Cuando la Revolución cubana inicia su proceso de institucionalización, ya Sergio Pitol no está allí, ni siquiera está en Ciudad México (“ese despacho abogadil, artístico y cabaretero”, al decir de Monsiváis), ha cruzado el Atlántico; su andadura es otra, su fervor también.

En 1966 Pitol tiene palabras para esta etapa de parteaguas en su Autobiografía precoz: “Pensaba ir por uno o dos meses a Cuba, ver de cerca la Revolución. Como no tenía dinero decidí vender algún cuadro. […] Pero unos días después de tomada esa decisión se me ocurrió que podía vender todos los cuadros y hacer un viaje más largo, quizás volver a Nueva York, donde había pasado unas vacaciones dos años atrás, quizás llegar hasta Europa, hacer por fin aquel contacto que me parecía indispensable.”

De manera que la Revolución quedó atrás en todos los sentidos, como tema de sus cuentos, como señuelo para el hombre de izquierdas y como necesidad de experiencia.
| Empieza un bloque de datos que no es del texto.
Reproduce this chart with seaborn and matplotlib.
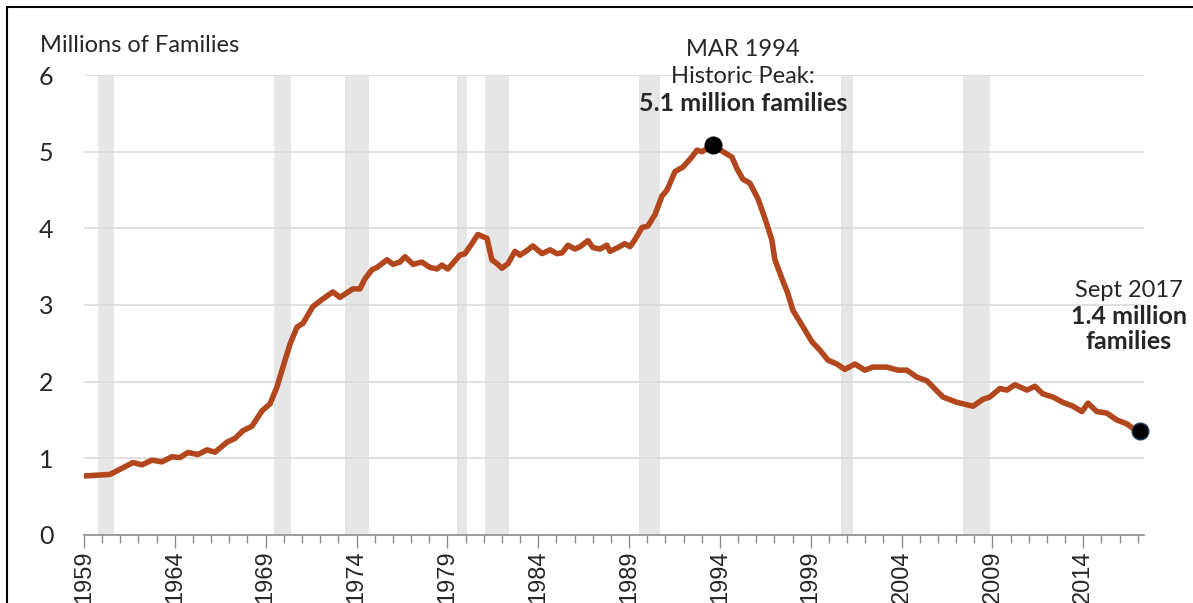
import numpy as np
import pandas as pd
import matplotlib.pyplot as plt
from matplotlib.lines import Line2D
import seaborn as sns

# ===== データ =====
# 年 (小数表記) と 受給家族数 (百万)
years = [1959.55, 1960.98, 1962.25, 1962.74, 1963.29, 1963.84, 1964.39, 1964.83,
         1965.27, 1965.82, 1966.32, 1966.76, 1967.42, 1967.86, 1968.30, 1968.80,
         1969.35, 1969.79, 1970.17, 1970.50, 1970.89, 1971.27, 1971.60, 1972.15,
         1972.70, 1973.25, 1973.64, 1974.35, 1974.74, 1975.01, 1975.40, 1975.68,
         1976.23, 1976.56, 1976.94, 1977.22, 1977.66, 1978.15, 1978.59, 1978.98,
         1979.25, 1979.58, 1980.24, 1980.52, 1980.90, 1981.23, 1981.73, 1982.00,
         1982.28, 1982.55, 1982.89, 1983.27, 1983.55, 1983.93, 1984.26, 1984.76,
         1985.20, 1985.58, 1985.86, 1986.19, 1986.57, 1986.85, 1987.29, 1987.56,
         1987.95, 1988.33, 1988.50, 1988.94, 1989.32, 1989.60, 1989.87, 1990.26,
         1990.59, 1990.98, 1991.36, 1991.64, 1992.08, 1992.52, 1993.01, 1993.29,
         1993.56, 1993.78, 1994.17, 1994.72, 1995.21, 1995.49, 1995.82, 1996.20,
         1996.64, 1997.03, 1997.41, 1997.58, 1997.96, 1998.29, 1998.57, 1998.96,
         1999.34, 1999.62, 2000.06, 2000.50, 2000.99, 2001.43, 2001.98, 2002.53,
         2002.97, 2003.74, 2004.35, 2004.84, 2005.39, 2005.95, 2006.83, 2007.60,
         2008.48, 2009.03, 2009.41, 2009.96, 2010.35, 2010.79, 2011.45, 2011.89,
         2012.33, 2012.88, 2013.43, 2013.98, 2014.48, 2014.81, 2015.30, 2015.85,
         2016.40, 2016.95, 2017.23, 2017.67]
families = [0.77, 0.79, 0.945, 0.915, 0.976, 0.954, 1.02, 1.01,
            1.076, 1.05, 1.11, 1.08, 1.21, 1.26, 1.36, 1.42,
            1.62, 1.71, 1.93, 2.19, 2.49, 2.71, 2.76, 2.98,
            3.08, 3.17, 3.10, 3.21, 3.21, 3.34, 3.46, 3.49,
            3.59, 3.53, 3.56, 3.63, 3.53, 3.56, 3.49, 3.47,
            3.52, 3.47, 3.65, 3.67, 3.80, 3.92, 3.87, 3.59,
            3.54, 3.48, 3.54, 3.70, 3.65, 3.71, 3.77, 3.67,
            3.72, 3.67, 3.68, 3.78, 3.73, 3.76, 3.84, 3.75,
            3.73, 3.78, 3.70, 3.75, 3.80, 3.76, 3.85, 4.01,
            4.03, 4.18, 4.42, 4.50, 4.74, 4.80, 4.93, 5.02,
            5.00, 5.03, 5.09, 5.00, 4.93, 4.78, 4.64, 4.59,
            4.39, 4.13, 3.85, 3.59, 3.35, 3.15, 2.93, 2.78,
            2.63, 2.52, 2.41, 2.28, 2.23, 2.16, 2.23, 2.15,
            2.19, 2.19, 2.15, 2.15, 2.06, 2.01, 1.80, 1.73,
            1.68, 1.77, 1.80, 1.91, 1.89, 1.96, 1.89, 1.94,
            1.84, 1.80, 1.73, 1.68, 1.61, 1.72, 1.61, 1.59,
            1.50, 1.45, 1.40, 1.36]

# 景気後退期 (開始, 終了)
recession_start = [1960.33, 1970.0, 1973.92, 1980.1, 1981.6, 1990.08, 2001.2, 2007.92]
recession_end = [1961.2, 1970.92, 1975.25, 1980.62, 1982.92, 1991.25, 2001.9, 2009.42]

# 注記する点
peak_year, peak_value = 1994.17, 5.09
last_year, last_value = 2017.67, 1.36

tick_years = list(range(1959, 2015, 5))

df = pd.DataFrame({'year': years, 'families': families})

sns.set_style('white')
plt.rcParams['font.family'] = ['Lato', 'DejaVu Sans']

fig = plt.figure(figsize=(11.93, 6.03), dpi=100)
ax = fig.add_axes([0.0704, 0.1128, 0.8886, 0.7628])

# 景気後退期の帯
for s, e in zip(recession_start, recession_end):
    ax.axvspan(s, e, ymin=0, ymax=1, color='#e6e6e6', lw=0, zorder=0)

# 横グリッド
for v in range(1, 7):
    ax.axhline(v, color='#d9d9d9', lw=1.2, zorder=0.5)

sns.lineplot(data=df, x='year', y='families', ax=ax, color='#b2461c', lw=4, zorder=3)

ax.plot([peak_year], [peak_value], 'o', color='black', ms=12, zorder=4)
ax.plot([last_year], [last_value], 'o', color='black', ms=12, mec='#1f3f5f', mew=1, zorder=4, clip_on=False)

ax.set_xlim(1959.55, 2017.9)
ax.set_ylim(0, 6)
ax.set_xlabel('')
ax.set_ylabel('')

# 目盛り
ax.set_xticks([y + 0.55 for y in tick_years])
ax.set_xticklabels([str(y) for y in tick_years], rotation=90, fontsize=17,
                   family=['Liberation Sans', 'DejaVu Sans'])
ax.set_xticks([1959.55 + i for i in range(59)], minor=True)
ax.tick_params(axis='x', which='major', length=9, width=1, color='#8c8c8c', pad=2, direction='out', bottom=True)
ax.tick_params(axis='x', which='minor', length=6, width=1, color='#8c8c8c', direction='out', bottom=True)
ax.set_yticks(range(0, 7))
ax.tick_params(axis='y', length=0, pad=22, labelsize=18)

for side in ['top', 'right', 'left']:
    ax.spines[side].set_visible(False)
ax.spines['bottom'].set_color('#8c8c8c')
ax.spines['bottom'].set_linewidth(1.2)

# テキスト
fig.text(0.0335, 0.925, 'Millions of Families', fontsize=17, va='center', ha='left')

ax.text(1995.82, 6.33, 'MAR 1994', ha='center', va='center', fontsize=17)
ax.text(1995.82, 5.98, 'Historic Peak:', ha='center', va='center', fontsize=17)
ax.text(1995.82, 5.63, '5.1 million families', ha='center', va='center', fontsize=18, fontweight='bold')

ax.text(2017.05, 3.19, 'Sept 2017', ha='center', va='center', fontsize=17)
ax.text(2017.05, 2.85, '1.4 million', ha='center', va='center', fontsize=18, fontweight='bold', clip_on=False)
ax.text(2017.05, 2.52, 'families', ha='center', va='center', fontsize=18, fontweight='bold', clip_on=False)

# 外枠 (上と左)
fig.add_artist(Line2D([7 / 1193, 7 / 1193], [0, 1 - 7 / 603], color='black', lw=1.5))
fig.add_artist(Line2D([7 / 1193, 1], [1 - 7 / 603, 1 - 7 / 603], color='black', lw=1.5))

fig.savefig('out.png', dpi=100)
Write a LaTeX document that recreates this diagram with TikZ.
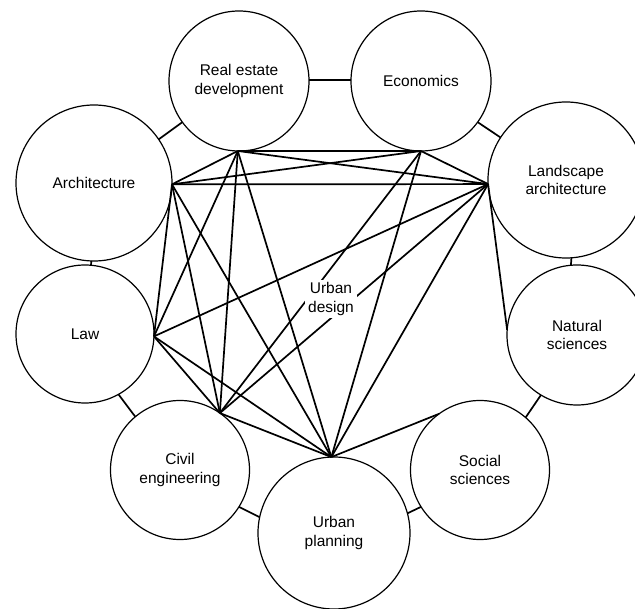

En lugar de torcer hacia Cuba, el 24 de junio de 1961 Sergio Pitol se estaba embarcando en el Marburg, un carguero alemán donde podían viajar también algunos pasajeros, rumbo a Europa. “En el barco sentí volver a respirar”.

Quince años después de su estancia reveladora en la capital cubana, en 1974, según su propio testimonio en El teatro de los acontecimientos, Jaime García Terrés regresaba a La Habana: “Para entonces las cosas habían cambiado en forma considerable. […] No tuve oportunidad de visitar las cárceles, pero se transparentaba la represión y era pública la apostasía, en diversos grados, de muchos de los revolucionarios originales.”

Desconocemos si García Terrés regresó en algún momento a aquel restaurante, La Zaragozana, y, como mismo ocurriera con Sergio Pitol en “Diario de La Pradera”, si constató in situ la vida en falso de los sitios para turistas y, de paso, ese “gusto del pasado, como en las mejores películas de Lubitsch.”